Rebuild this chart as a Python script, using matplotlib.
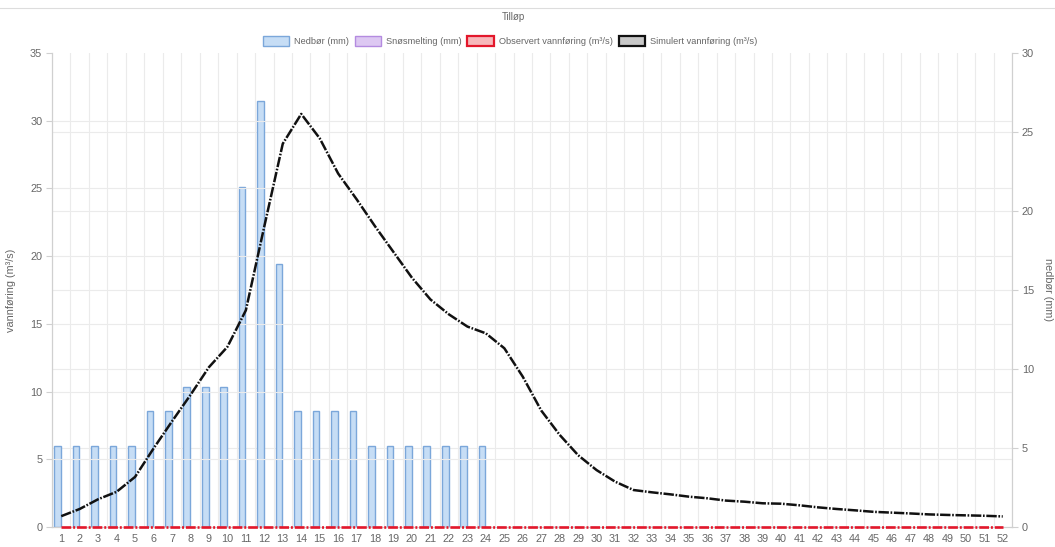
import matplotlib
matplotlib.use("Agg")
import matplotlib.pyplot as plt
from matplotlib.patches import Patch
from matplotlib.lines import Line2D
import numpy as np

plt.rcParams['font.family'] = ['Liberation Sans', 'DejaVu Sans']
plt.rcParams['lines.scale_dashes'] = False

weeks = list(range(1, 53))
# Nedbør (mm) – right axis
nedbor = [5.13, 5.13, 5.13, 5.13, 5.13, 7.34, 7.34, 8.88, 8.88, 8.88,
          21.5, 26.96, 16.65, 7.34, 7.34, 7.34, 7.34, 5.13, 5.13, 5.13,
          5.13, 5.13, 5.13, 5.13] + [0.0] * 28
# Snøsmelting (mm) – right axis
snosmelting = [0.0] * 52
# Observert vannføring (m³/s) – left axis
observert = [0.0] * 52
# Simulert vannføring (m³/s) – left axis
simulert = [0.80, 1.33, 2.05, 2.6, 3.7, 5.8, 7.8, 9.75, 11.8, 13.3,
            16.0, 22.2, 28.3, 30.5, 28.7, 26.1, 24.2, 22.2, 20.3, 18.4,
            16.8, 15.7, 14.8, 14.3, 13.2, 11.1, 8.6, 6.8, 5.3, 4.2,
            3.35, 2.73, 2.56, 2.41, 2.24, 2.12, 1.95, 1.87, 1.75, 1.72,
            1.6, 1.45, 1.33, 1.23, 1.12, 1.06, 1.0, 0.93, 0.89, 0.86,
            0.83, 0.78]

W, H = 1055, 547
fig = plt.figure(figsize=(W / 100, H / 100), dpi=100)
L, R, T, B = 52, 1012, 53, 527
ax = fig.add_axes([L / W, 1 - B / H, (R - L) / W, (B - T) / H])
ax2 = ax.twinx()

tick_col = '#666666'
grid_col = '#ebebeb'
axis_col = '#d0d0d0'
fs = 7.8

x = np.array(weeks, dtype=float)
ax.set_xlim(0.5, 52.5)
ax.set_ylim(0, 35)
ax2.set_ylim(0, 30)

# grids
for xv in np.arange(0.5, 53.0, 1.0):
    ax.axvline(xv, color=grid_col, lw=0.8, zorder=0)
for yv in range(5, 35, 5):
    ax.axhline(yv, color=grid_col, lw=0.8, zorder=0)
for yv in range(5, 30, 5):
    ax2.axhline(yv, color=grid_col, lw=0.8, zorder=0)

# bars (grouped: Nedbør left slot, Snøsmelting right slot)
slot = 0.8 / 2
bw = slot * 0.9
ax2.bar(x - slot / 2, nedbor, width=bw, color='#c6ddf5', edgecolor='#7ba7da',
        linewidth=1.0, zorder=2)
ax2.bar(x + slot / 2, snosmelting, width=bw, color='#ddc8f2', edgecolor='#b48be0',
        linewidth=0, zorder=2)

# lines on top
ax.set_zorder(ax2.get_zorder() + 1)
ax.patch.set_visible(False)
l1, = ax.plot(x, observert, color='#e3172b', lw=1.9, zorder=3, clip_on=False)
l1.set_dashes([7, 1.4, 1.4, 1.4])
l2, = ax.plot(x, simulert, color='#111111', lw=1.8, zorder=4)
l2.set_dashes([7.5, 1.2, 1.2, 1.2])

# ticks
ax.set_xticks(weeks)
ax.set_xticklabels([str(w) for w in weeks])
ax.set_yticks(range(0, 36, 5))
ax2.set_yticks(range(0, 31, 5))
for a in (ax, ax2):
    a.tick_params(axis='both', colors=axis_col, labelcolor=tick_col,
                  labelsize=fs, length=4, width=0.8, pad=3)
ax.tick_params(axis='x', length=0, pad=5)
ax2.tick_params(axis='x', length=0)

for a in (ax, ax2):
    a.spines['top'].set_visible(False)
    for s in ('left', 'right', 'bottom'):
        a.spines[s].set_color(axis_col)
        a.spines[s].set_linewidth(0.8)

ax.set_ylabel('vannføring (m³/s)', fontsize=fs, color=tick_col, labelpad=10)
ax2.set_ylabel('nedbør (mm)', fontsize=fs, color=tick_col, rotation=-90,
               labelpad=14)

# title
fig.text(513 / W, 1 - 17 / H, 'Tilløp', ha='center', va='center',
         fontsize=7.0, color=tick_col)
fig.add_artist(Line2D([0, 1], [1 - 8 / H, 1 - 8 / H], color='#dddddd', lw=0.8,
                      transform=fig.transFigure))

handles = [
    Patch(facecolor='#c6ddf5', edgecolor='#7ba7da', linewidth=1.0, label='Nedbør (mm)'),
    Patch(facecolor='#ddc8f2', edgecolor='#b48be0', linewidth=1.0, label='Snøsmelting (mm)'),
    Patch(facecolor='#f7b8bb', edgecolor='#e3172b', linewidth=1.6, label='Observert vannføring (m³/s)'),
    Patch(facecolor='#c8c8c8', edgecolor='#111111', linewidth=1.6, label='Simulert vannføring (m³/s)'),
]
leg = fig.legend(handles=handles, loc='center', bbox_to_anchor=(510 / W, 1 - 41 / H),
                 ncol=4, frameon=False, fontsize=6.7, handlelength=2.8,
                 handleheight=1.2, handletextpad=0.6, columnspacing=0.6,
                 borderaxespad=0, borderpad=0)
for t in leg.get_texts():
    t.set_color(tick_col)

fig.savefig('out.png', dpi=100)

------------

* Exercise task:
Keep the pictures out of the copy and return the rest of the data above exactly.

* Written answer:
Rebuild this chart as a Python script, using matplotlib.
import matplotlib
matplotlib.use("Agg")
import matplotlib.pyplot as plt
from matplotlib.patches import Patch
from matplotlib.lines import Line2D
import numpy as np

plt.rcParams['font.family'] = ['Liberation Sans', 'DejaVu Sans']
plt.rcParams['lines.scale_dashes'] = False

weeks = list(range(1, 53))
# Nedbør (mm) – right axis
nedbor = [5.13, 5.13, 5.13, 5.13, 5.13, 7.34, 7.34, 8.88, 8.88, 8.88,
          21.5, 26.96, 16.65, 7.34, 7.34, 7.34, 7.34, 5.13, 5.13, 5.13,
          5.13, 5.13, 5.13, 5.13] + [0.0] * 28
# Snøsmelting (mm) – right axis
snosmelting = [0.0] * 52
# Observert vannføring (m³/s) – left axis
observert = [0.0] * 52
# Simulert vannføring (m³/s) – left axis
simulert = [0.80, 1.33, 2.05, 2.6, 3.7, 5.8, 7.8, 9.75, 11.8, 13.3,
            16.0, 22.2, 28.3, 30.5, 28.7, 26.1, 24.2, 22.2, 20.3, 18.4,
            16.8, 15.7, 14.8, 14.3, 13.2, 11.1, 8.6, 6.8, 5.3, 4.2,
            3.35, 2.73, 2.56, 2.41, 2.24, 2.12, 1.95, 1.87, 1.75, 1.72,
            1.6, 1.45, 1.33, 1.23, 1.12, 1.06, 1.0, 0.93, 0.89, 0.86,
            0.83, 0.78]

W, H = 1055, 547
fig = plt.figure(figsize=(W / 100, H / 100), dpi=100)
L, R, T, B = 52, 1012, 53, 527
ax = fig.add_axes([L / W, 1 - B / H, (R - L) / W, (B - T) / H])
ax2 = ax.twinx()

tick_col = '#666666'
grid_col = '#ebebeb'
axis_col = '#d0d0d0'
fs = 7.8

x = np.array(weeks, dtype=float)
ax.set_xlim(0.5, 52.5)
ax.set_ylim(0, 35)
ax2.set_ylim(0, 30)

# grids
for xv in np.arange(0.5, 53.0, 1.0):
    ax.axvline(xv, color=grid_col, lw=0.8, zorder=0)
for yv in range(5, 35, 5):
    ax.axhline(yv, color=grid_col, lw=0.8, zorder=0)
for yv in range(5, 30, 5):
    ax2.axhline(yv, color=grid_col, lw=0.8, zorder=0)

# bars (grouped: Nedbør left slot, Snøsmelting right slot)
slot = 0.8 / 2
bw = slot * 0.9
ax2.bar(x - slot / 2, nedbor, width=bw, color='#c6ddf5', edgecolor='#7ba7da',
        linewidth=1.0, zorder=2)
ax2.bar(x + slot / 2, snosmelting, width=bw, color='#ddc8f2', edgecolor='#b48be0',
        linewidth=0, zorder=2)

# lines on top
ax.set_zorder(ax2.get_zorder() + 1)
ax.patch.set_visible(False)
l1, = ax.plot(x, observert, color='#e3172b', lw=1.9, zorder=3, clip_on=False)
l1.set_dashes([7, 1.4, 1.4, 1.4])
l2, = ax.plot(x, simulert, color='#111111', lw=1.8, zorder=4)
l2.set_dashes([7.5, 1.2, 1.2, 1.2])

# ticks
ax.set_xticks(weeks)
ax.set_xticklabels([str(w) for w in weeks])
ax.set_yticks(range(0, 36, 5))
ax2.set_yticks(range(0, 31, 5))
for a in (ax, ax2):
    a.tick_params(axis='both', colors=axis_col, labelcolor=tick_col,
                  labelsize=fs, length=4, width=0.8, pad=3)
ax.tick_params(axis='x', length=0, pad=5)
ax2.tick_params(axis='x', length=0)

for a in (ax, ax2):
    a.spines['top'].set_visible(False)
    for s in ('left', 'right', 'bottom'):
        a.spines[s].set_color(axis_col)
        a.spines[s].set_linewidth(0.8)

ax.set_ylabel('vannføring (m³/s)', fontsize=fs, color=tick_col, labelpad=10)
ax2.set_ylabel('nedbør (mm)', fontsize=fs, color=tick_col, rotation=-90,
               labelpad=14)

# title
fig.text(513 / W, 1 - 17 / H, 'Tilløp', ha='center', va='center',
         fontsize=7.0, color=tick_col)
fig.add_artist(Line2D([0, 1], [1 - 8 / H, 1 - 8 / H], color='#dddddd', lw=0.8,
                      transform=fig.transFigure))

handles = [
    Patch(facecolor='#c6ddf5', edgecolor='#7ba7da', linewidth=1.0, label='Nedbør (mm)'),
    Patch(facecolor='#ddc8f2', edgecolor='#b48be0', linewidth=1.0, label='Snøsmelting (mm)'),
    Patch(facecolor='#f7b8bb', edgecolor='#e3172b', linewidth=1.6, label='Observert vannføring (m³/s)'),
    Patch(facecolor='#c8c8c8', edgecolor='#111111', linewidth=1.6, label='Simulert vannføring (m³/s)'),
]
leg = fig.legend(handles=handles, loc='center', bbox_to_anchor=(510 / W, 1 - 41 / H),
                 ncol=4, frameon=False, fontsize=6.7, handlelength=2.8,
                 handleheight=1.2, handletextpad=0.6, columnspacing=0.6,
                 borderaxespad=0, borderpad=0)
for t in leg.get_texts():
    t.set_color(tick_col)

fig.savefig('out.png', dpi=100)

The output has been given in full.